*WHAT NEEDS TO BE DONE*
Reproduce the material below line by line, beginning with its first line and ending with the line that contains "const hiddenYTickLabels = [-3, 7, 8];"; leave out pictures.

*SUPPLIED MATERIAL*
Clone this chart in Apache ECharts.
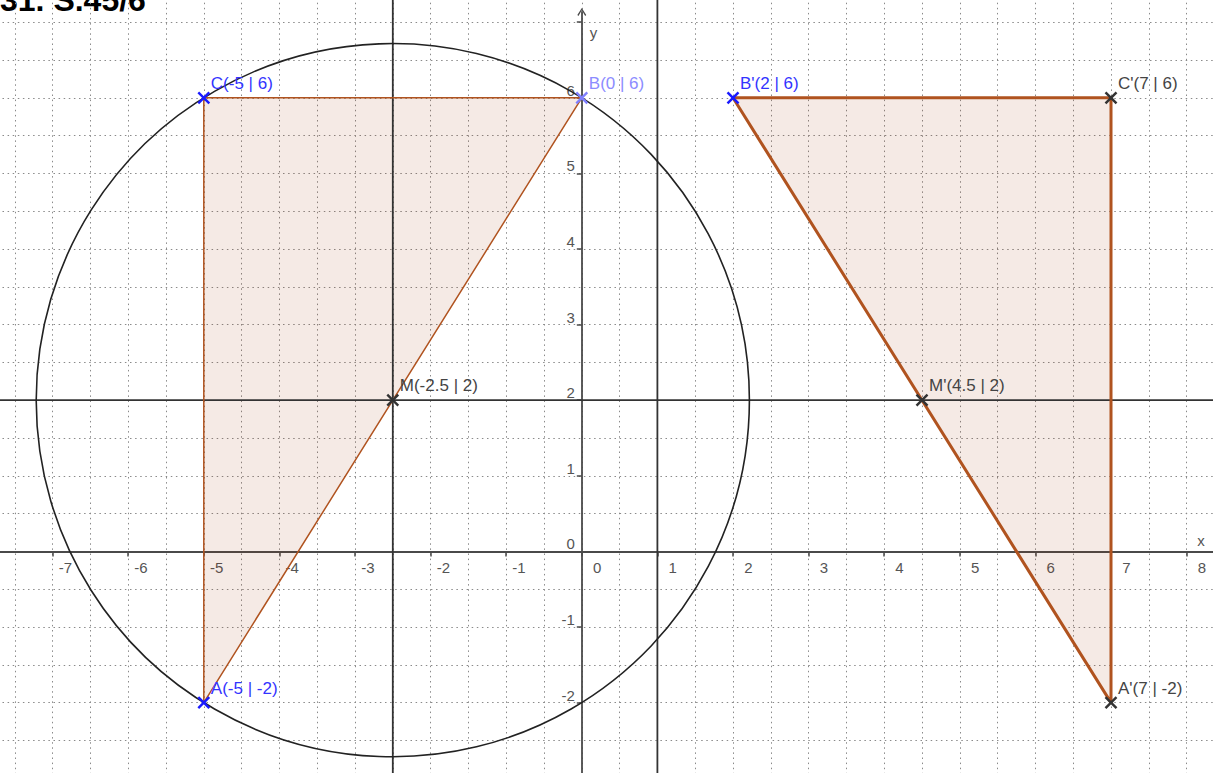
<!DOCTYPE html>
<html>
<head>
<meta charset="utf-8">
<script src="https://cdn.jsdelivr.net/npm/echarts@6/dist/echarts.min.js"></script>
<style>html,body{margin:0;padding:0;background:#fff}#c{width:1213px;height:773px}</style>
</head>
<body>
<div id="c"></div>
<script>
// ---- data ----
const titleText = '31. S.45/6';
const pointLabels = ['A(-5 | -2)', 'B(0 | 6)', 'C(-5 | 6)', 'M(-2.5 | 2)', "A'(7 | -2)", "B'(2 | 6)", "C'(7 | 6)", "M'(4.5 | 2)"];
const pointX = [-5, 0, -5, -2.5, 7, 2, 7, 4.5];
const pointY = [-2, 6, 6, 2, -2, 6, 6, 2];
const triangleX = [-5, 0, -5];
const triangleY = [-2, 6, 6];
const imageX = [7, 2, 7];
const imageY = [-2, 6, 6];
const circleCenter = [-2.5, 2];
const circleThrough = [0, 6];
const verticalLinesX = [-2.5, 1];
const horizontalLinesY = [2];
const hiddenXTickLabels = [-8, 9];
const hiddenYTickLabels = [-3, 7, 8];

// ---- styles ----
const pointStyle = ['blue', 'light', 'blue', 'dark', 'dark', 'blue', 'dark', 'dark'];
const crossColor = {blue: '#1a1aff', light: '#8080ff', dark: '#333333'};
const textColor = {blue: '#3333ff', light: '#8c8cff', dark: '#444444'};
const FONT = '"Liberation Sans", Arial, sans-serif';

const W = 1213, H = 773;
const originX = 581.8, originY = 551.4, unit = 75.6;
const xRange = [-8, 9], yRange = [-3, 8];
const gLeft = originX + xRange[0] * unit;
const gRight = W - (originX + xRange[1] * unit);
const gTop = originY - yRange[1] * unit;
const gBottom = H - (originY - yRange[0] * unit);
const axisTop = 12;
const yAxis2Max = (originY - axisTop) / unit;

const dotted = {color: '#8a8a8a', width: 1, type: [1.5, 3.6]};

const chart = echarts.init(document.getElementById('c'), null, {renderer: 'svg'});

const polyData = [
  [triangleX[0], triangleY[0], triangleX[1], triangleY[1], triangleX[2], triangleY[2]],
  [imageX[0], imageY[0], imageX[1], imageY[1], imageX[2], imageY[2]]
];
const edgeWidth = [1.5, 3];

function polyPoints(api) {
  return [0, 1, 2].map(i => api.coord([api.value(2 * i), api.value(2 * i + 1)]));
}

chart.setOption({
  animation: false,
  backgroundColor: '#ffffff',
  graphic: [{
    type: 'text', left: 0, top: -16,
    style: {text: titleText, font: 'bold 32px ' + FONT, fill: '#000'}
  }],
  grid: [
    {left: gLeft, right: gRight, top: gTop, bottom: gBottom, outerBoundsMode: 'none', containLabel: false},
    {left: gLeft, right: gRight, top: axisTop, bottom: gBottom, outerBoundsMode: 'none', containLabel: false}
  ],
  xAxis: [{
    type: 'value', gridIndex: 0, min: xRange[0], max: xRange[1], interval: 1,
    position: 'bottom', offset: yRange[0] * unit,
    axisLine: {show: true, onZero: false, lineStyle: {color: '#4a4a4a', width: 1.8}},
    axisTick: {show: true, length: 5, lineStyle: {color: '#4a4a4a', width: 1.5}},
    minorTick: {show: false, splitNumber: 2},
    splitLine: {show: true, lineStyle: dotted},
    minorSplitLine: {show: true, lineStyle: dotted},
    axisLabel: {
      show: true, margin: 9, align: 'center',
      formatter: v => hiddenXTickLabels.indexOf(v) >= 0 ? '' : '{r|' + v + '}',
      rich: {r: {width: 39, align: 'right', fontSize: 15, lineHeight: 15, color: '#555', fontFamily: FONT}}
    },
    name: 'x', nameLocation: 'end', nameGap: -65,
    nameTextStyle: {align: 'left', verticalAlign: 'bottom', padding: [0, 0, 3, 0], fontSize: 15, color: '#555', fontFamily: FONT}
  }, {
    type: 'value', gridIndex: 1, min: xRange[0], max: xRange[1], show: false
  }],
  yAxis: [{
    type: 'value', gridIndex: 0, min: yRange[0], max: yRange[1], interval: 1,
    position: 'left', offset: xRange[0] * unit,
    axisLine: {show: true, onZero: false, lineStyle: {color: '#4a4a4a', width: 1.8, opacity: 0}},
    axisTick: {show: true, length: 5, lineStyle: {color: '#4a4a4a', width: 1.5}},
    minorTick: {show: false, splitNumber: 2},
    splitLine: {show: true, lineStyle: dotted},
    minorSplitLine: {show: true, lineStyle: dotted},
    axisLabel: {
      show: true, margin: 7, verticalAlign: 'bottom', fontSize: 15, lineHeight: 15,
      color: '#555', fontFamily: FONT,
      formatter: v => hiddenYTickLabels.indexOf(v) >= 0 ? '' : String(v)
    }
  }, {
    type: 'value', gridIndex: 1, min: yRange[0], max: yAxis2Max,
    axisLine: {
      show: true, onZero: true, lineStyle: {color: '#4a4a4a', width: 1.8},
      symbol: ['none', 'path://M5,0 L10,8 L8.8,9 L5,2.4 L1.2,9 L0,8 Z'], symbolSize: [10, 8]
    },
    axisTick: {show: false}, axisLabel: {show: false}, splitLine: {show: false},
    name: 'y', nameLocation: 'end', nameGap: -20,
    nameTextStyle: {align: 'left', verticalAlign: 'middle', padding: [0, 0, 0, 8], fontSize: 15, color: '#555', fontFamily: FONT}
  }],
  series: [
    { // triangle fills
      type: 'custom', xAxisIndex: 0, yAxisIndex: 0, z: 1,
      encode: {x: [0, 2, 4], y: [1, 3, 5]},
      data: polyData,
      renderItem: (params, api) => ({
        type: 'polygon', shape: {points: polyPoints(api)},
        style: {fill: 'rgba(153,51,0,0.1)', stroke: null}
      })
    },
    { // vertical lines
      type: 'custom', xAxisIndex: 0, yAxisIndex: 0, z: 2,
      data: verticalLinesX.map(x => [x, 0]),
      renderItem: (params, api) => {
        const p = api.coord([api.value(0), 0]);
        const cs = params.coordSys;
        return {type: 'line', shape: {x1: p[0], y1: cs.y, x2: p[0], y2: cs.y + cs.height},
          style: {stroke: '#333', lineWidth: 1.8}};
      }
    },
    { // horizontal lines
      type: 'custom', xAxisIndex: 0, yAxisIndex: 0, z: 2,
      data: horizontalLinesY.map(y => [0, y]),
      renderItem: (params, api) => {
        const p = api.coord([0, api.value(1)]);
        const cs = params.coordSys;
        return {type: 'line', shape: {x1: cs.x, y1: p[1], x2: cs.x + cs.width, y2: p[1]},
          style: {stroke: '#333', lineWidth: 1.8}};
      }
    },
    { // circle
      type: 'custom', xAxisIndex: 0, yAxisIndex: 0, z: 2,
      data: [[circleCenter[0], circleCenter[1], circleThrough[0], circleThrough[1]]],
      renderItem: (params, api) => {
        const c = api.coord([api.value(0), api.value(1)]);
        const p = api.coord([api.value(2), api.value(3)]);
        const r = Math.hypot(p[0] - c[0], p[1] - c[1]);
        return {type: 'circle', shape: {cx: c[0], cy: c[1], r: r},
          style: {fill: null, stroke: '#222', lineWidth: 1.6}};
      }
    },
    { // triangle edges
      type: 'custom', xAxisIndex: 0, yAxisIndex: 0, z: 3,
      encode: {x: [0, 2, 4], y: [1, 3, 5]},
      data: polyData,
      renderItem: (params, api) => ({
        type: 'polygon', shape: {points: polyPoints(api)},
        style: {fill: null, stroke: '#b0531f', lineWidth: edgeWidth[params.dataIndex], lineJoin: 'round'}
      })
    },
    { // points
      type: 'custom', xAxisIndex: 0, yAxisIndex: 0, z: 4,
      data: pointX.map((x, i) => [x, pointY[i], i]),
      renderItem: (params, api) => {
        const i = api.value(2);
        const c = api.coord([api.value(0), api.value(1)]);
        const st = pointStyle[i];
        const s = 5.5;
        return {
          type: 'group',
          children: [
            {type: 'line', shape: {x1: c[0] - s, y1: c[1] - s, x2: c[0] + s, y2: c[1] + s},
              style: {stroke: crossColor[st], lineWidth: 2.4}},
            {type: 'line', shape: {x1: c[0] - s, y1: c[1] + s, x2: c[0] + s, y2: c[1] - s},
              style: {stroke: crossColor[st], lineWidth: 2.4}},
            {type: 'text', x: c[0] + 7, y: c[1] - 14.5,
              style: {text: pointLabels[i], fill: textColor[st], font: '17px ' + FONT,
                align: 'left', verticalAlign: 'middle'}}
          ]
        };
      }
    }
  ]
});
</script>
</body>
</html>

*RESULT OF THIS EXERCISE*
Clone this chart in Apache ECharts.
<!DOCTYPE html>
<html>
<head>
<meta charset="utf-8">
<script src="https://cdn.jsdelivr.net/npm/echarts@6/dist/echarts.min.js"></script>
<style>html,body{margin:0;padding:0;background:#fff}#c{width:1213px;height:773px}</style>
</head>
<body>
<div id="c"></div>
<script>
// ---- data ----
const titleText = '31. S.45/6';
const pointLabels = ['A(-5 | -2)', 'B(0 | 6)', 'C(-5 | 6)', 'M(-2.5 | 2)', "A'(7 | -2)", "B'(2 | 6)", "C'(7 | 6)", "M'(4.5 | 2)"];
const pointX = [-5, 0, -5, -2.5, 7, 2, 7, 4.5];
const pointY = [-2, 6, 6, 2, -2, 6, 6, 2];
const triangleX = [-5, 0, -5];
const triangleY = [-2, 6, 6];
const imageX = [7, 2, 7];
const imageY = [-2, 6, 6];
const circleCenter = [-2.5, 2];
const circleThrough = [0, 6];
const verticalLinesX = [-2.5, 1];
const horizontalLinesY = [2];
const hiddenXTickLabels = [-8, 9];
const hiddenYTickLabels = [-3, 7, 8];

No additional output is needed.